**** RECORD EXCERPTS

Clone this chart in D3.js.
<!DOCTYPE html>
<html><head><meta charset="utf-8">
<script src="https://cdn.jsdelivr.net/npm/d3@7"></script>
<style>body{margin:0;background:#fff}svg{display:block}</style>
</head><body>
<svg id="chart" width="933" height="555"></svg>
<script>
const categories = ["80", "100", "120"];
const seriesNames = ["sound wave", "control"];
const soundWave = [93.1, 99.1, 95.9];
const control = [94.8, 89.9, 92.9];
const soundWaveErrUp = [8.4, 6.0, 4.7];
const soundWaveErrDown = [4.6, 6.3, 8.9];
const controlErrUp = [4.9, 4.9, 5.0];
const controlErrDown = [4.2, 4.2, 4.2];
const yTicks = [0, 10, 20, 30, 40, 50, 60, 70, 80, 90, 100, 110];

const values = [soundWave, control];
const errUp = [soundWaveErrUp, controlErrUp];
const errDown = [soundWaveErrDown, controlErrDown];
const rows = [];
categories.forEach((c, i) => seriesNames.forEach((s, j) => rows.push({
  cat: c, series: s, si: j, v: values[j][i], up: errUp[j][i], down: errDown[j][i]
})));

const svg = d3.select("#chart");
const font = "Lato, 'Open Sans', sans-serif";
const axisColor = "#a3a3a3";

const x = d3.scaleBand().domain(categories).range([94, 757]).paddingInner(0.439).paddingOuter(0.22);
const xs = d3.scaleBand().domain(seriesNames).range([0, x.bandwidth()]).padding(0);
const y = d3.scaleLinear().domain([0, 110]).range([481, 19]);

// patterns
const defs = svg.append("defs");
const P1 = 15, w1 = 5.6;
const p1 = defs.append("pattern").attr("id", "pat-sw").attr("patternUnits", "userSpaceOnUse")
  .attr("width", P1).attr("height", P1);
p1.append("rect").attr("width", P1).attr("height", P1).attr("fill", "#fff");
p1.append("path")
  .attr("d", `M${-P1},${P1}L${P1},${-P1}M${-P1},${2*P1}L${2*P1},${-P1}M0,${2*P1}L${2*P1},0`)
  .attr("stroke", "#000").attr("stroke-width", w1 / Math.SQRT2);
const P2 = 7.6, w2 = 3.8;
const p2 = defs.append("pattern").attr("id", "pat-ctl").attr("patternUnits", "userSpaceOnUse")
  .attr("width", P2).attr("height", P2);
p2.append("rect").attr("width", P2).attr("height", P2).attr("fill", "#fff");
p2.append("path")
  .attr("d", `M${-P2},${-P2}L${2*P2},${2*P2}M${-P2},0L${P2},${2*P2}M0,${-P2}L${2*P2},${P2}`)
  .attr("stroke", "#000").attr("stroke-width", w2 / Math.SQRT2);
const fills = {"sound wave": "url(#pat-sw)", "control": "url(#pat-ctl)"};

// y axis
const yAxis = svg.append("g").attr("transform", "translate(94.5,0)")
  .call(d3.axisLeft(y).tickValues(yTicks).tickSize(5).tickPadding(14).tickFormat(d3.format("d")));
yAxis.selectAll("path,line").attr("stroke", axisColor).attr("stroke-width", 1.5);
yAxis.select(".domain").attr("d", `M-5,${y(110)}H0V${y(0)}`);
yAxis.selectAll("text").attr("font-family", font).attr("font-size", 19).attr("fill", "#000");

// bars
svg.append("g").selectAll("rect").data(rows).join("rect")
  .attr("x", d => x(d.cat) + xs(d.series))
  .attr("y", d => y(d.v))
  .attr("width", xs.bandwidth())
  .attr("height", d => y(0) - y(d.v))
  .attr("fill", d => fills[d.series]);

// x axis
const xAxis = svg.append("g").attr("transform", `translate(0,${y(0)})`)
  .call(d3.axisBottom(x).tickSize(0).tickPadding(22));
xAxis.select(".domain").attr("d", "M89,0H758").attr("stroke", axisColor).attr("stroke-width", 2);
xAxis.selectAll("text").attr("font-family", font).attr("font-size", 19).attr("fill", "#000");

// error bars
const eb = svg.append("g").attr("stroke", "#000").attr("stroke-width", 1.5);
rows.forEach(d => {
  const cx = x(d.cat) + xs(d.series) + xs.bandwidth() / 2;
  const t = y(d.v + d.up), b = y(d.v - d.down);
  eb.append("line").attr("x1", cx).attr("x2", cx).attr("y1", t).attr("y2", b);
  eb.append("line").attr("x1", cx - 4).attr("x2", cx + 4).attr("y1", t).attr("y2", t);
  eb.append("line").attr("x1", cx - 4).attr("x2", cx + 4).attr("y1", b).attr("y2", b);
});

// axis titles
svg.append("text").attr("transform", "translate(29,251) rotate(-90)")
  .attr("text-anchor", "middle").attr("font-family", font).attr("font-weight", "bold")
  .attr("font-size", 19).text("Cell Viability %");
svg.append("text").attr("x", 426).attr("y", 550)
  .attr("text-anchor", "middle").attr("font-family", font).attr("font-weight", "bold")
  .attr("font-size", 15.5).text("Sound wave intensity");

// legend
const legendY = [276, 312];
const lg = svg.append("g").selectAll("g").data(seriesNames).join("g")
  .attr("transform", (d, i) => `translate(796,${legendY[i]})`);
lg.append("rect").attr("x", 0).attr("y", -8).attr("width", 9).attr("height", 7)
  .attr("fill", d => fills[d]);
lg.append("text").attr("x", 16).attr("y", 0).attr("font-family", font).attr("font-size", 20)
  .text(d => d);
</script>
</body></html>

********
**** RECORD EXCERPTS

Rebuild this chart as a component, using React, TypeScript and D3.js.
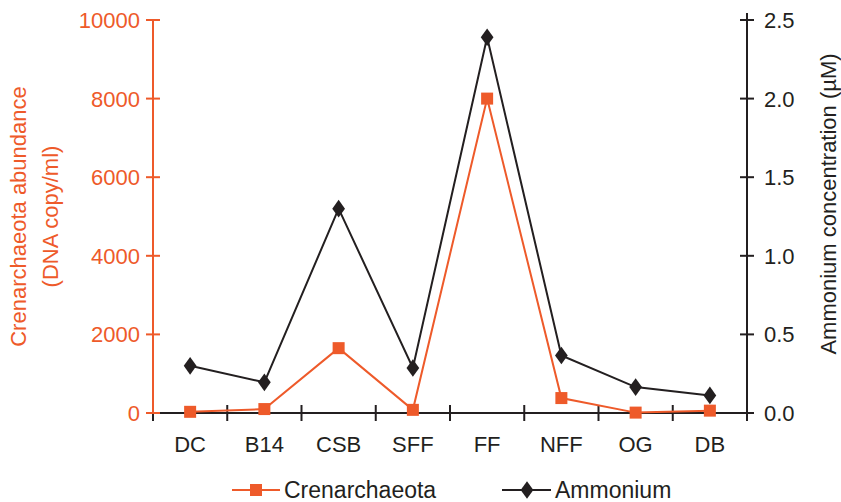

********

■ WHAT IS REQUIRED ■
In the listing above, locate the line containing "Clone this chart in D3.js." and the line containing "90, 100, 110];". Transcribe those two lines and everything between them, exactly as written.

■ OUTPUT FOR THIS TASK ■
Clone this chart in D3.js.
<!DOCTYPE html>
<html><head><meta charset="utf-8">
<script src="https://cdn.jsdelivr.net/npm/d3@7"></script>
<style>body{margin:0;background:#fff}svg{display:block}</style>
</head><body>
<svg id="chart" width="933" height="555"></svg>
<script>
const categories = ["80", "100", "120"];
const seriesNames = ["sound wave", "control"];
const soundWave = [93.1, 99.1, 95.9];
const control = [94.8, 89.9, 92.9];
const soundWaveErrUp = [8.4, 6.0, 4.7];
const soundWaveErrDown = [4.6, 6.3, 8.9];
const controlErrUp = [4.9, 4.9, 5.0];
const controlErrDown = [4.2, 4.2, 4.2];
const yTicks = [0, 10, 20, 30, 40, 50, 60, 70, 80, 90, 100, 110];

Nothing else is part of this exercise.